Anyway, this guy was very sweet and every bit the gentleman. I was a tad taken aback and didn't know what to think. Then I ran to you guys to see what you all thought.

We spoke for hours, we DO share many interests and we enjoyed listening to my music, older stuff. He loved it all. He was kind, rather cute and had a “zest for life” that most men my age just don’t have. They are far too wrapped up in their own lives and can’t seem to find any time to just relax and have fun. He was more of a gentleman than I have met in awhile (with one notable exception). I have been wondering if since the younger guys are just still dating and they are still in the habit of being romantic and attentive, are they better at this? I haven't had the experience to really figure it out.

Now...the downside. He is two years older than my oldest child. I have been wondering what I would do if my son brought a 46 year old woman home and I hope I would be more interested in his happiness than anything else. Heck, there have been woman his own age that I thought were bad news.

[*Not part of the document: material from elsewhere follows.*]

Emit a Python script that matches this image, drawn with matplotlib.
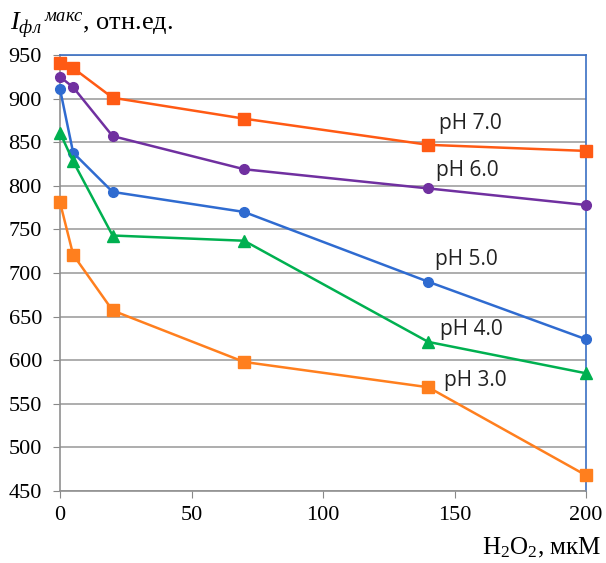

I was pretty surprised that no one mentioned some of the more obvious issues that I was expecting to hear about. For example, I was expecting more Mrs. Robinson stories and to be honest, I wouldn’t have been at all surprised to hear stories better suited for Penthouse Forum. You guys surprise me more everyday. I learn so much from you. Thanks to all of you who responded to my request. Stay tuned for my decision!

Meg

1 Comments:

Blogger Meg Kelso said...

20 and 46? Wow. Your Mom is more impressive everytime you speak of her. Maybe I should just get her number and pick her brain. I have no intentions of entering into any long term relationships, long term meaning permanent, right this minute. I want to have some fun first. I guess the best advice would be just to be up front and honest about what you want out of the relationship.
You thought of my blog from Georgia on My Mind? Sweet. Next time your hear Chicago...think of me again. LOL. I love all kinds of music except most of the new stuff. Oh, I don't do Italian Aria very well.
I don't so much depend on your advice so much as I hope to pick up an aspect I hadn't considered. After the Rick disaster, I am treading very carefully.